⟨
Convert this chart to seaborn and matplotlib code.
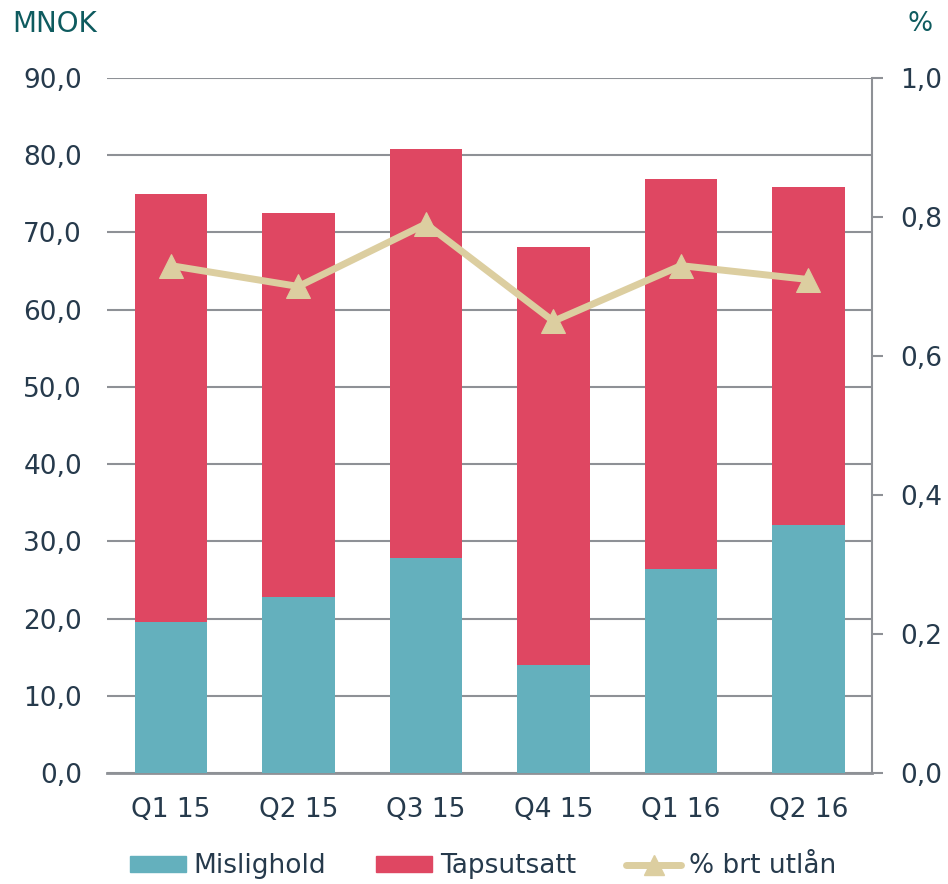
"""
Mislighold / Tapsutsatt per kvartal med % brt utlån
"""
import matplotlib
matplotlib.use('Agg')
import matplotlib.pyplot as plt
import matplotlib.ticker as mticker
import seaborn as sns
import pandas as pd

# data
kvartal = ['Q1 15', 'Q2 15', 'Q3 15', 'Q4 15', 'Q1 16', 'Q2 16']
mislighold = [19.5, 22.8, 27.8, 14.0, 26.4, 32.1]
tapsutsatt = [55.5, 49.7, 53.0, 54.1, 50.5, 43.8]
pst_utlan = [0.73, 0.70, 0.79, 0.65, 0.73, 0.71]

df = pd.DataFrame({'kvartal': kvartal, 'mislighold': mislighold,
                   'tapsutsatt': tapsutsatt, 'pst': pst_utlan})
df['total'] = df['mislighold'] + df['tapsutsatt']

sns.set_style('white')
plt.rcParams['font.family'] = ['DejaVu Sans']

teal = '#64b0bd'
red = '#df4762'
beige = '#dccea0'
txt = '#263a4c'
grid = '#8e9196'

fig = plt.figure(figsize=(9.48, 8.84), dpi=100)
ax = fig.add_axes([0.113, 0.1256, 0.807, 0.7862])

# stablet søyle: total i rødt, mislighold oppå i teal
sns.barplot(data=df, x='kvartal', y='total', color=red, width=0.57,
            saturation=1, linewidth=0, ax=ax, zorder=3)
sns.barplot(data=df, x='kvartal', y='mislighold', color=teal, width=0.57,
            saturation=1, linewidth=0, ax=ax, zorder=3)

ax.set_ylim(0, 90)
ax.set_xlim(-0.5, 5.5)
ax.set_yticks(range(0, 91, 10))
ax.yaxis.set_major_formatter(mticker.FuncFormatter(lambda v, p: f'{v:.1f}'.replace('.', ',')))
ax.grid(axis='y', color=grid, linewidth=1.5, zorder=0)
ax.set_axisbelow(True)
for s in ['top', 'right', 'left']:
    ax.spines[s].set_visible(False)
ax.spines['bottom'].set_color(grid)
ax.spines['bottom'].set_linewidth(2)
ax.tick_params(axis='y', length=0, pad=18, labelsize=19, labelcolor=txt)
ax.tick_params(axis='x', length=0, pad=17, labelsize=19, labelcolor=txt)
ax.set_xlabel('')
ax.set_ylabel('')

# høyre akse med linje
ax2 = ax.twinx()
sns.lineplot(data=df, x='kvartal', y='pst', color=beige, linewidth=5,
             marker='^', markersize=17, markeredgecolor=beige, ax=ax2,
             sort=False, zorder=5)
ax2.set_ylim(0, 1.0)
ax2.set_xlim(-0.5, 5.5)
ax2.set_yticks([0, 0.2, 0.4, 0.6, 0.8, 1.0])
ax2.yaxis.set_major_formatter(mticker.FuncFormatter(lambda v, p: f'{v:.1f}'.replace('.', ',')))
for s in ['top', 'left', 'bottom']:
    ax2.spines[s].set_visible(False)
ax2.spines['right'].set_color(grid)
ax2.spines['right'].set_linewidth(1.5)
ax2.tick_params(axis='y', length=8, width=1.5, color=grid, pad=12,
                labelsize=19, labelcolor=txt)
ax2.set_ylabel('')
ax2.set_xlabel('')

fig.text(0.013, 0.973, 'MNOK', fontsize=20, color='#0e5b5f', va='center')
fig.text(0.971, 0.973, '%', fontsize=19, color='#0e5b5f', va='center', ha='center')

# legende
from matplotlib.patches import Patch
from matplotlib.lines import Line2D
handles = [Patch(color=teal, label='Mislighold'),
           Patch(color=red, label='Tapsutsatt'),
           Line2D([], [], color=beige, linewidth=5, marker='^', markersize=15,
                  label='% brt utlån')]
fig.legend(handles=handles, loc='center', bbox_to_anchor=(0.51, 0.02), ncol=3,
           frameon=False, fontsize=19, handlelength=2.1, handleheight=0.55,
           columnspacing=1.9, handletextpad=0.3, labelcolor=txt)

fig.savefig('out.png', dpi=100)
⟩
What the task asks: Skip the pictures and restate exactly the lines from the beginning of the listing to the line with "import pandas as pd", that line included.

Solution to this task:
Convert this chart to seaborn and matplotlib code.
"""
Mislighold / Tapsutsatt per kvartal med % brt utlån
"""
import matplotlib
matplotlib.use('Agg')
import matplotlib.pyplot as plt
import matplotlib.ticker as mticker
import seaborn as sns
import pandas as pd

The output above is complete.